We saw from Sources of Test Error and Mathematical Formulation of Test Error that test error results from noise, bias, and variance.

Noise is insurmountable; there is nothing we can do to circumvent this, and it represents a fundamental limit on expected model performance. However, it is possible to reduce the two other terms.

Reducing variance

Recall that the variance results from limited noisy training data. Fitting the model to two different training sets results in slightly different parameters. It follows that we can reduce the variance by increasing the amount of training data. This averages out the inherent noise and ensures that the input space is well sampled.

The figure below shows the effect of training with 6, 10, and 100 samples. For each dataset size, we show the best-fitting model for three training datasets. With only six samples, the fitted function is quite different each time; the variance is significant. As we increase the number of samples, the fitted models become very similar, and the variance reduces.
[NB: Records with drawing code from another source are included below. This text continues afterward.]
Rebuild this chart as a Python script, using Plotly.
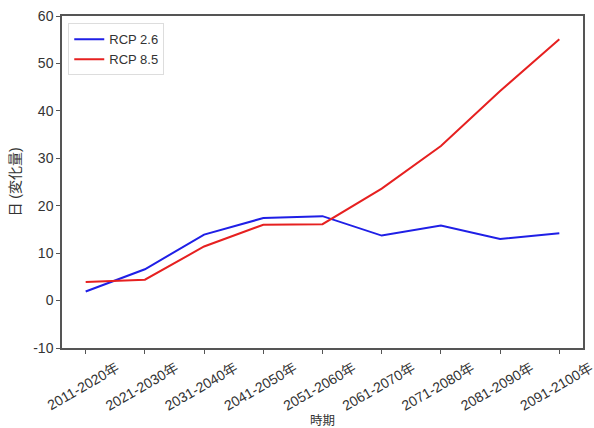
import plotly.graph_objects as go

periods = ["2011-2020年", "2021-2030年", "2031-2040年", "2041-2050年", "2051-2060年",
           "2061-2070年", "2071-2080年", "2081-2090年", "2091-2100年"]
rcp26 = [1.9, 6.6, 13.9, 17.4, 17.8, 13.7, 15.8, 13.0, 14.2]
rcp85 = [3.9, 4.4, 11.4, 16.0, 16.1, 23.6, 32.6, 44.2, 55.1]

y_ticks = [-10, 0, 10, 20, 30, 40, 50, 60]
y_tick_text = ["-10", "0", "10", "20", "30", "40", "50", "60"]

font_latin = "Liberation Sans, Arial, sans-serif"
font_cjk = "Liberation Sans, Noto Sans CJK JP, sans-serif"
axis_color = "#555555"

fig = go.Figure()
fig.add_trace(go.Scatter(x=periods, y=rcp26, mode="lines", name="RCP 2.6",
                         line=dict(color="#1f1fe6", width=2)))
fig.add_trace(go.Scatter(x=periods, y=rcp85, mode="lines", name="RCP 8.5",
                         line=dict(color="#e62020", width=2)))

fig.update_layout(
    width=594, height=428,
    margin=dict(l=62, r=11, t=16, b=80, autoexpand=False),
    paper_bgcolor="white", plot_bgcolor="white",
    font=dict(family=font_cjk, size=12, color="#333333"),
    showlegend=True,
    legend=dict(x=0.012, y=0.978, xanchor="left", yanchor="top",
                bgcolor="rgba(255,255,255,0.8)", bordercolor="#dddddd", borderwidth=1,
                font=dict(family=font_latin, size=13, color="#333333"),
                itemwidth=30, tracegroupgap=0),
    xaxis=dict(
        type="category", range=[-0.4, 8.4], automargin=False,
        showline=True, linecolor=axis_color, linewidth=1.5, mirror=True,
        ticks="outside", ticklen=4, tickcolor=axis_color,
        tickangle=-30, ticklabelshift=31, ticklabelstandoff=1,
        tickfont=dict(family=font_cjk, size=14, color="#333333"),
        showgrid=False, zeroline=False,
        title=dict(text="時期", font=dict(family=font_cjk, size=12.5), standoff=15),
    ),
    yaxis=dict(
        range=[-10, 60], tickvals=y_ticks, ticktext=y_tick_text, automargin=False,
        showline=True, linecolor=axis_color, linewidth=1.5, mirror=True,
        ticks="outside", ticklen=4, tickcolor=axis_color,
        tickfont=dict(family=font_latin, size=14, color="#333333"),
        showgrid=False, zeroline=False,
        title=dict(text="日 (変化量)", font=dict(family=font_cjk, size=14), standoff=9),
    ),
)

fig.write_html("out.html")
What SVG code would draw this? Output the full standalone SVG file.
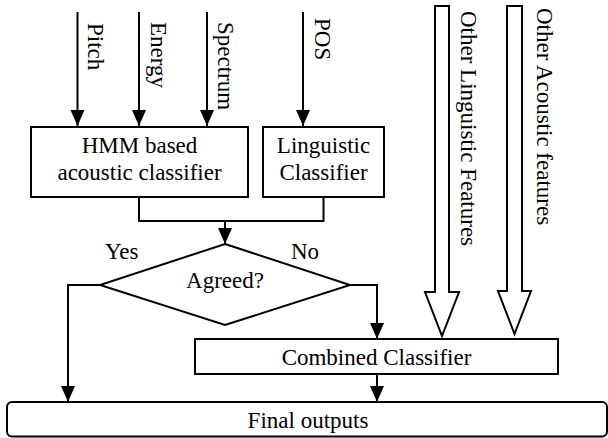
<svg xmlns="http://www.w3.org/2000/svg" width="608" height="438" viewBox="0 0 608 438" font-family="'Liberation Serif', 'Times New Roman', 'DejaVu Serif', serif" font-size="23">
<style>
text{font-family:'Liberation Serif','Times New Roman','DejaVu Serif',serif;font-size:23px;fill:#000}
.c{text-anchor:middle}
.box{fill:#fff;stroke:#000;stroke-width:2}
.ln{fill:none;stroke:#000;stroke-width:2}
.hollow{fill:#fff;stroke:#000;stroke-width:2;stroke-linejoin:miter}
</style>
<defs>
<marker id="ah" markerUnits="userSpaceOnUse" markerWidth="16" markerHeight="18" refX="16" refY="7" orient="auto" viewBox="0 0 16 14">
<path d="M0,0 L16,7 L0,14 z" fill="#000"/>
</marker>
</defs>
<rect width="608" height="438" fill="#fff"/>
<g id="connectors">
<line class="ln" x1="77.5" y1="12" x2="77.5" y2="126" marker-end="url(#ah)"/>
<line class="ln" x1="139" y1="12" x2="139" y2="126" marker-end="url(#ah)"/>
<line class="ln" x1="207" y1="12" x2="207" y2="126" marker-end="url(#ah)"/>
<line class="ln" x1="303" y1="12" x2="303" y2="126" marker-end="url(#ah)"/>
<polyline class="ln" points="139,197 139,221 323.5,221 323.5,197"/>
<line class="ln" x1="225" y1="221" x2="225" y2="244" marker-end="url(#ah)"/>
<polyline class="ln" points="100,285 68,285 68,402" marker-end="url(#ah)"/>
<polyline class="ln" points="350,285 377,285 377,339" marker-end="url(#ah)"/>
<line class="ln" x1="377" y1="374" x2="377" y2="402" marker-end="url(#ah)"/>
<polygon class="hollow" points="435,6 449,6 449,292 459,292 442,336 425,292 435,292"/>
<polygon class="hollow" points="507,6 522,6 522,291 531,291 514.5,334 498,291 507,291"/>
</g>
<g id="labels">
<text transform="translate(88,23) rotate(90)">Pitch</text>
<text transform="translate(151,22) rotate(90)">Energy</text>
<text transform="translate(218,22) rotate(90)">Spectrum</text>
<text transform="translate(315,18) rotate(90)">POS</text>
<text transform="translate(461,11) rotate(90)">Other Linguistic Features</text>
<text transform="translate(537,8) rotate(90)">Other Acoustic features</text>
<text x="105" y="259">Yes</text>
<text x="291" y="259">No</text>
</g>
<g id="hmm">
<rect class="box" x="31" y="127" width="217" height="70"/>
<text class="c" x="139.5" y="153">HMM based</text>
<text class="c" x="139.5" y="180">acoustic classifier</text>
</g>
<g id="linguistic">
<rect class="box" x="263" y="127" width="121" height="70"/>
<text class="c" x="323.5" y="153">Linguistic</text>
<text class="c" x="323.5" y="180">Classifier</text>
</g>
<g id="agreed">
<polygon class="box" points="225,244 350,285 225,325 100,285"/>
<text class="c" x="225" y="288">Agreed?</text>
</g>
<g id="combined">
<rect class="box" x="195" y="339" width="363" height="35"/>
<text class="c" x="376.5" y="365">Combined Classifier</text>
</g>
<g id="final">
<rect class="box" x="7" y="402" width="600" height="34.5" rx="5"/>
<text class="c" x="308" y="428">Final outputs</text>
</g>
</svg>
In general, adding training data almost always improves test performance.

Reducing bias

The bias term results from the inability of the model to describe the true underlying function. We can reduce this error by making the model more “flexible”; this is done by increasing model capacity. For neural networks, this means adding more hidden units/layers.

In the simplified model, adding more capacity corresponds to adding more hidden units so that the interval is divided into more linear regions. Part a-c in the figure below shows that this does indeed the bias; as we increase the number of linear regions from 3 to 10, the model becomes flexible enough to fit the true function closely.

Bias-Variance Tradeoff

However, parts d-f of the figure above shows an unexpected side-effect of increasing model capacity. For a fixed-size training dataset, the variance term typically increases as the model capacity increases. Consequently, increasing the model capacity does not necessarily reduce the test error; this is known as bias-variance tradeoff.
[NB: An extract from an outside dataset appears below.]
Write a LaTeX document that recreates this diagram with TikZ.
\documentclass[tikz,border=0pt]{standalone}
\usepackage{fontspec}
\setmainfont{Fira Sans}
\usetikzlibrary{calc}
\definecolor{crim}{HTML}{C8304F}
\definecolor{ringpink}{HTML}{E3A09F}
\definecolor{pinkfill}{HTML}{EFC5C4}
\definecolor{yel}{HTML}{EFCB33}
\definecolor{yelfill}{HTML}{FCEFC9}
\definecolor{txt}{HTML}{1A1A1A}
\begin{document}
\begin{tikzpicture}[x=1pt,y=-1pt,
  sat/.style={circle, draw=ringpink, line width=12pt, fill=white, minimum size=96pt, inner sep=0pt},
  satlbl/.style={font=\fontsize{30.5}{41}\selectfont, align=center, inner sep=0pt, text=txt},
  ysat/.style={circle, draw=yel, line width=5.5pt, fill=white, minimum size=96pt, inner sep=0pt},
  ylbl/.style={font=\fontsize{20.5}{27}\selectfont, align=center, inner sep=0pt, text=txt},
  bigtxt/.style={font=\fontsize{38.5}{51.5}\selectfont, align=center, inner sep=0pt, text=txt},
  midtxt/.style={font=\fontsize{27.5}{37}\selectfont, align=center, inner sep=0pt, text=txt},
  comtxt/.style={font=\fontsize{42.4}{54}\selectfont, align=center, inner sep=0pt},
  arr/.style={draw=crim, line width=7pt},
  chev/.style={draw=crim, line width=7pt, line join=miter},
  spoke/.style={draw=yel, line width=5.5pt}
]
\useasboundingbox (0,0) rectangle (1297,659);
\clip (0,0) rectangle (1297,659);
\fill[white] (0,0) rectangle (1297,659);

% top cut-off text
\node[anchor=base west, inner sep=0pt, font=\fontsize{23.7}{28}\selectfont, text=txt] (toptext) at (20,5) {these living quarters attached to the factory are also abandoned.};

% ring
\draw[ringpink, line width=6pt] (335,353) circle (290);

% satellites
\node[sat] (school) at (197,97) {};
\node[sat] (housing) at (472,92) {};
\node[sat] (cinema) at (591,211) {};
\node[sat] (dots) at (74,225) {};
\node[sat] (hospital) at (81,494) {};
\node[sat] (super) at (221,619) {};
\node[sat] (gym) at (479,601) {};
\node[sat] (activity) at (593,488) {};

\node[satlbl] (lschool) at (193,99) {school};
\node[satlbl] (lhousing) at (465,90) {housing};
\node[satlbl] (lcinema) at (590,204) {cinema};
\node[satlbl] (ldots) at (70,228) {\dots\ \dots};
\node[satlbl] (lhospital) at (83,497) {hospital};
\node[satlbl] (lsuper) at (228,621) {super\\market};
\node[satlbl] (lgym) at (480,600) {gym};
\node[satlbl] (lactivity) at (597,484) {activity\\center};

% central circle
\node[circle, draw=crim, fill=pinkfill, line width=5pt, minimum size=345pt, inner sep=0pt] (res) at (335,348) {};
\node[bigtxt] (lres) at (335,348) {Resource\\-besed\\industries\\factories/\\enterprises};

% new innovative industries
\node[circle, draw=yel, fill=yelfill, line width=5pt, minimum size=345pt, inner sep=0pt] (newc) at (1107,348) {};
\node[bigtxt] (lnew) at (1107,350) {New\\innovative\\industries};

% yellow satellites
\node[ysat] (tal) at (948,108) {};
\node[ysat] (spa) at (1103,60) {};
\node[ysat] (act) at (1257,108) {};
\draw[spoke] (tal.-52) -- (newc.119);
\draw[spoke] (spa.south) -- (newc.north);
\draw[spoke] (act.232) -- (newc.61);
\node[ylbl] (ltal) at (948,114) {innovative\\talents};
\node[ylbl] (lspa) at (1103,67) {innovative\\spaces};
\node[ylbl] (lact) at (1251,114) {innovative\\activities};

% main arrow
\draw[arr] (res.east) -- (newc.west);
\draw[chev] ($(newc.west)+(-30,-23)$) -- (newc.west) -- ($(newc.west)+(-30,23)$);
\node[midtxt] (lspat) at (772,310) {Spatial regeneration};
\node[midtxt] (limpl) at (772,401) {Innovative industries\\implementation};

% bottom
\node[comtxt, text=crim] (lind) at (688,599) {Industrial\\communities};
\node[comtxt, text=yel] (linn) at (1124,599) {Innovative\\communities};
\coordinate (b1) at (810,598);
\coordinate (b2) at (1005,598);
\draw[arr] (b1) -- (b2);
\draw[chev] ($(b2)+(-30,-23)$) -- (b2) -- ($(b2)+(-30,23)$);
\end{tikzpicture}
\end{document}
This is explored the figure below.

  • In panels a-c, we fit the simplified three-region model to 3 different datasets of 15 points. Although the datasets differ, the final model is much the same; the noise in the dataset roughly averages out in each linear regions.
  • In panels d-f, we fit the model with 10 regions to the same three datasets. This model has more flexibility, but this is disadvantageous; the model certainly fits the data better, and the training error will be lower, but much of the extra descriptive power is devoted to modeling the noise. This is known as overfitting.

Adding capacity to a model decreases bias but increases variance for a fixed-size training dataset. This suggests an optimal capacity where the bias is not too large and the variance is still relatively small. The figure below shows how these terms vary numerically for the toy model as increase the capacity, using the data from figure 8.8. For regression models, the total expected error is the sum of the bias and the variance, and this sum is minimized, and this sum is minimized when the model capacity is four (4 hidden units and 4 hidden linear regions in the range of the data).